*Task*
Leave the pictures out and quote every line from the start of the listing to the line with "import seaborn as sns", inclusive.

== Recorded data ==

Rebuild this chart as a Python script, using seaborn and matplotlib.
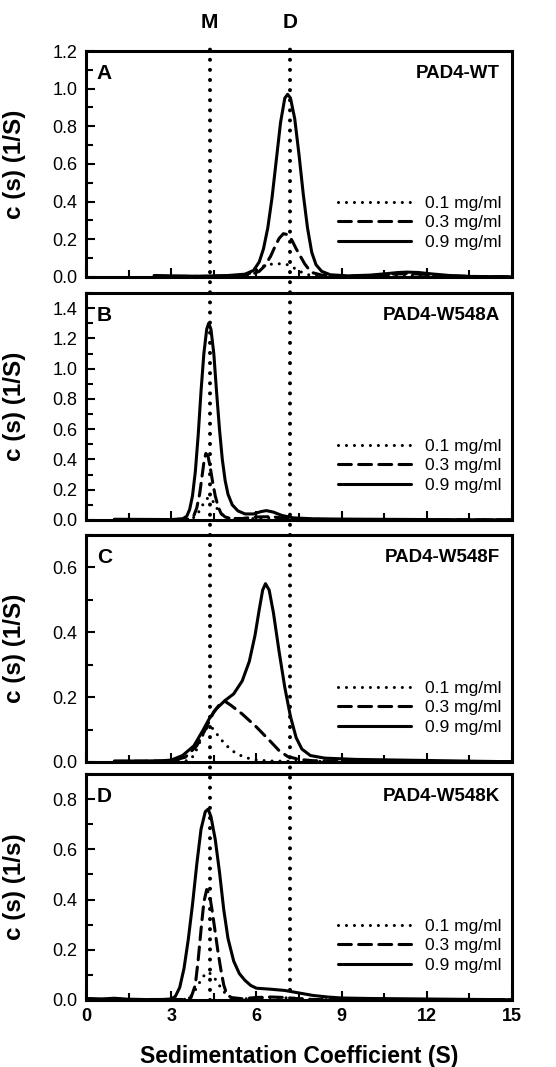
import matplotlib
matplotlib.use("Agg")
import matplotlib.pyplot as plt
import matplotlib.transforms as mtransforms
from matplotlib.lines import Line2D
from matplotlib.ticker import MultipleLocator, FormatStrFormatter
import seaborn as sns

# concentrations shown in every panel
conc_labels = ["0.1 mg/ml", "0.3 mg/ml", "0.9 mg/ml"]

# monomer / dimer marker positions (S)
marker_names = ["M", "D"]
marker_pos = [4.35, 7.2]

# panel A: PAD4-WT
a_x_01 = [2.4, 4.0, 5.0, 5.6, 5.9, 6.1, 6.3, 6.6, 6.9, 7.1, 7.3, 7.5, 7.7, 7.9, 8.2, 9.0, 10.5, 11.3, 12.2, 13.5, 15.0]
a_y_01 = [0.003, 0.003, 0.006, 0.012, 0.025, 0.045, 0.062, 0.07, 0.07, 0.065, 0.05, 0.032, 0.018, 0.009, 0.004, 0.002, 0.006, 0.009, 0.006, 0.002, 0.001]
a_x_03 = [2.4, 4.0, 5.0, 5.8, 6.1, 6.3, 6.5, 6.65, 6.8, 6.95, 7.1, 7.25, 7.4, 7.55, 7.7, 7.85, 8.0, 8.3, 9.0, 10.0, 10.8, 11.3, 11.8, 12.5, 13.5, 15.0]
a_y_03 = [0.004, 0.003, 0.005, 0.012, 0.03, 0.06, 0.11, 0.16, 0.205, 0.23, 0.225, 0.195, 0.15, 0.11, 0.07, 0.04, 0.022, 0.01, 0.004, 0.006, 0.015, 0.018, 0.015, 0.008, 0.003, 0.001]
a_x_09 = [2.4, 3.0, 4.0, 5.0, 5.6, 5.9, 6.1, 6.25, 6.4, 6.55, 6.7, 6.85, 7.0, 7.1, 7.2, 7.35, 7.5, 7.65, 7.8, 7.95, 8.1, 8.3, 8.6, 9.2, 10.0, 10.6, 11.0, 11.3, 11.7, 12.2, 12.8, 13.5, 15.0]
a_y_09 = [0.008, 0.006, 0.004, 0.008, 0.015, 0.035, 0.08, 0.15, 0.26, 0.42, 0.62, 0.82, 0.95, 0.97, 0.95, 0.84, 0.65, 0.44, 0.26, 0.13, 0.065, 0.03, 0.012, 0.006, 0.01, 0.018, 0.024, 0.026, 0.024, 0.016, 0.008, 0.003, 0.001]

# panel B: PAD4-W548A
b_x_01 = [1.0, 3.0, 3.7, 3.9, 4.05, 4.2, 4.32, 4.45, 4.6, 4.75, 4.95, 5.3, 6.0, 6.6, 7.2, 8.0, 10.0, 15.0]
b_y_01 = [0.002, 0.002, 0.005, 0.03, 0.08, 0.13, 0.15, 0.13, 0.08, 0.04, 0.015, 0.005, 0.01, 0.015, 0.01, 0.004, 0.002, 0.001]
b_x_03 = [1.0, 3.0, 3.6, 3.8, 3.9, 4.0, 4.08, 4.15, 4.22, 4.3, 4.38, 4.46, 4.55, 4.65, 4.75, 4.9, 5.1, 5.5, 6.0, 6.5, 7.0, 7.5, 8.5, 10.0, 12.0, 15.0]
b_y_03 = [0.003, 0.002, 0.006, 0.03, 0.08, 0.17, 0.28, 0.38, 0.44, 0.42, 0.34, 0.25, 0.16, 0.09, 0.045, 0.02, 0.01, 0.01, 0.02, 0.022, 0.012, 0.006, 0.003, 0.002, 0.001, 0.001]
b_x_09 = [1.0, 2.0, 3.0, 3.4, 3.55, 3.65, 3.75, 3.85, 3.95, 4.05, 4.15, 4.25, 4.32, 4.4, 4.5, 4.6, 4.7, 4.8, 4.9, 5.0, 5.15, 5.35, 5.6, 5.9, 6.15, 6.35, 6.6, 6.9, 7.3, 8.0, 9.0, 11.0, 13.0, 15.0]
b_y_09 = [0.005, 0.004, 0.003, 0.008, 0.025, 0.07, 0.16, 0.32, 0.56, 0.85, 1.1, 1.26, 1.3, 1.26, 1.1, 0.84, 0.6, 0.4, 0.26, 0.17, 0.1, 0.06, 0.04, 0.04, 0.055, 0.062, 0.052, 0.03, 0.014, 0.008, 0.006, 0.004, 0.002, 0.001]

# panel C: PAD4-W548F
c_x_01 = [1.0, 3.0, 3.6, 3.8, 4.0, 4.2, 4.35, 4.5, 4.7, 4.9, 5.1, 5.3, 5.6, 6.0, 6.5, 7.5, 9.0, 15.0]
c_y_01 = [0.002, 0.002, 0.004, 0.02, 0.06, 0.1, 0.112, 0.1, 0.075, 0.055, 0.038, 0.026, 0.014, 0.006, 0.003, 0.002, 0.002, 0.001]
c_x_03 = [1.0, 3.0, 3.5, 3.9, 4.2, 4.5, 4.75, 4.88, 5.1, 5.5, 6.0, 6.5, 6.8, 7.1, 7.5, 8.0, 9.0, 11.0, 15.0]
c_y_03 = [0.002, 0.003, 0.015, 0.05, 0.1, 0.155, 0.182, 0.188, 0.175, 0.148, 0.108, 0.063, 0.035, 0.017, 0.008, 0.004, 0.003, 0.002, 0.001]
c_x_09 = [1.0, 2.0, 2.7, 3.0, 3.4, 3.8, 4.1, 4.35, 4.6, 4.9, 5.2, 5.5, 5.75, 5.95, 6.1, 6.22, 6.32, 6.45, 6.6, 6.8, 7.0, 7.2, 7.4, 7.6, 7.9, 8.4, 9.5, 11.0, 12.5, 14.0, 15.0]
c_y_09 = [0.003, 0.003, 0.004, 0.006, 0.02, 0.05, 0.095, 0.135, 0.165, 0.19, 0.21, 0.25, 0.31, 0.39, 0.47, 0.53, 0.55, 0.53, 0.46, 0.34, 0.23, 0.14, 0.075, 0.04, 0.02, 0.012, 0.008, 0.006, 0.004, 0.002, 0.001]

# panel D: PAD4-W548K
d_x_01 = [0.1, 2.0, 3.6, 3.8, 4.0, 4.2, 4.3, 4.45, 4.6, 4.8, 5.0, 5.3, 6.0, 6.5, 7.2, 8.0, 10.0, 15.0]
d_y_01 = [0.002, 0.002, 0.003, 0.03, 0.07, 0.105, 0.11, 0.1, 0.075, 0.04, 0.015, 0.004, 0.006, 0.01, 0.008, 0.002, 0.001, 0.001]
d_x_03 = [0.1, 2.0, 3.5, 3.7, 3.85, 3.95, 4.05, 4.15, 4.25, 4.35, 4.45, 4.55, 4.65, 4.75, 4.85, 4.95, 5.1, 5.5, 6.0, 6.5, 7.0, 7.5, 8.0, 10.0, 15.0]
d_y_03 = [0.003, 0.002, 0.002, 0.01, 0.06, 0.16, 0.28, 0.39, 0.44, 0.42, 0.35, 0.27, 0.19, 0.12, 0.06, 0.025, 0.01, 0.005, 0.01, 0.012, 0.01, 0.005, 0.002, 0.001, 0.001]
d_x_09 = [0.1, 0.5, 1.0, 1.5, 2.5, 3.0, 3.15, 3.3, 3.45, 3.6, 3.75, 3.9, 4.05, 4.2, 4.3, 4.4, 4.55, 4.7, 4.85, 5.0, 5.2, 5.4, 5.6, 5.8, 6.0, 6.5, 7.0, 7.5, 8.0, 8.5, 9.0, 10.0, 12.0, 14.0, 15.0]
d_y_09 = [0.006, 0.004, 0.007, 0.003, 0.001, 0.004, 0.015, 0.05, 0.125, 0.24, 0.38, 0.54, 0.68, 0.75, 0.76, 0.73, 0.64, 0.51, 0.36, 0.245, 0.155, 0.105, 0.078, 0.058, 0.047, 0.043, 0.038, 0.028, 0.018, 0.012, 0.008, 0.006, 0.004, 0.002, 0.001]

panel_letters = ["A", "B", "C", "D"]
panel_titles = ["PAD4-WT", "PAD4-W548A", "PAD4-W548F", "PAD4-W548K"]
y_labels = ["c (s) (1/S)", "c (s) (1/S)", "c (s) (1/S)", "c (s) (1/s)"]
y_tops = [1.2, 1.5, 0.7, 0.9]

series = [
    [(a_x_01, a_y_01), (a_x_03, a_y_03), (a_x_09, a_y_09)],
    [(b_x_01, b_y_01), (b_x_03, b_y_03), (b_x_09, b_y_09)],
    [(c_x_01, c_y_01), (c_x_03, c_y_03), (c_x_09, c_y_09)],
    [(d_x_01, d_y_01), (d_x_03, d_y_03), (d_x_09, d_y_09)],
]

sns.set_theme(style="ticks")
plt.rcParams['font.family'] = ['Liberation Sans', 'DejaVu Sans']
plt.rcParams.update({"text.color": "black", "axes.labelcolor": "black",
                     "xtick.color": "black", "ytick.color": "black"})

W, H = 556, 1067
fig = plt.figure(figsize=(W / 100, H / 100), dpi=100)

# panel boxes in pixels (top, bottom)
left_px, right_px = 86, 512
boxes = [(51, 277), (293, 520), (535, 762), (774, 1000)]

line_styles = [(0, (0.01, 2.6)), (0, (4.2, 2.4)), "-"]

axes = []
for i, (top, bot) in enumerate(boxes):
    ax = fig.add_axes([left_px / W, 1 - bot / H, (right_px - left_px) / W, (bot - top) / H])
    axes.append(ax)
    for (xs, ys), lab, ls in zip(series[i], conc_labels, line_styles):
        sns.lineplot(x=xs, y=ys, ax=ax, color="black", linewidth=2.2,
                     linestyle=ls, dash_capstyle="round", label=lab,
                     estimator=None, sort=False)
    ax.set_xlim(0, 15)
    ax.set_ylim(0, y_tops[i])
    ax.xaxis.set_major_locator(MultipleLocator(3))
    ax.xaxis.set_minor_locator(MultipleLocator(1.5))
    ax.yaxis.set_major_locator(MultipleLocator(0.2))
    ax.yaxis.set_minor_locator(MultipleLocator(0.1))
    ax.yaxis.set_major_formatter(FormatStrFormatter('%.1f'))
    ax.tick_params(which="both", direction="in", top=False, right=False, width=1.5, colors="black")
    ax.tick_params(which="major", length=6.5, labelsize=13, pad=6)
    ax.tick_params(which="minor", length=5)
    for sp in ax.spines.values():
        sp.set_linewidth(2.2)
        sp.set_color("black")
        sp.set_visible(True)
    ax.set_ylabel(y_labels[i], fontsize=17.5, fontweight="bold")
    ax.yaxis.set_label_coords(-0.14, 0.5)
    ax.set_xlabel("")
    if i < 3:
        ax.tick_params(labelbottom=False)
    ax.text(0.025, 0.90, panel_letters[i], transform=ax.transAxes, fontsize=15,
            fontweight="bold", ha="left", va="center")
    ax.text(0.972, 0.90, panel_titles[i], transform=ax.transAxes, fontsize=13.5,
            fontweight="bold", ha="right", va="center")
    ax.legend(loc="center right", bbox_to_anchor=(0.975, 0.24), frameon=False,
              fontsize=12.5, handlelength=4.2, handletextpad=0.8, labelspacing=0.25,
              borderpad=0, borderaxespad=0)

axes[-1].set_xlabel("Sedimentation Coefficient (S)", fontsize=16.5, fontweight="bold", labelpad=14)
for t in axes[-1].get_xticklabels():
    t.set_fontweight("bold")

# M / D dotted guide lines running through all panels
trans = mtransforms.blended_transform_factory(axes[-1].transData, fig.transFigure)
for name, xpos in zip(marker_names, marker_pos):
    ln = Line2D([xpos, xpos], [1 - 1000 / H, 1 - 43 / H], transform=trans,
                color="black", linewidth=2.9, linestyle=(0, (0.01, 2.5)),
                dash_capstyle="round", zorder=5)
    fig.add_artist(ln)
    fig.text(xpos, 1 - 22 / H, name, transform=trans, fontsize=15,
             fontweight="bold", ha="center", va="center")

fig.savefig("out.png", dpi=100)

===

*Completed task*
Rebuild this chart as a Python script, using seaborn and matplotlib.
import matplotlib
matplotlib.use("Agg")
import matplotlib.pyplot as plt
import matplotlib.transforms as mtransforms
from matplotlib.lines import Line2D
from matplotlib.ticker import MultipleLocator, FormatStrFormatter
import seaborn as sns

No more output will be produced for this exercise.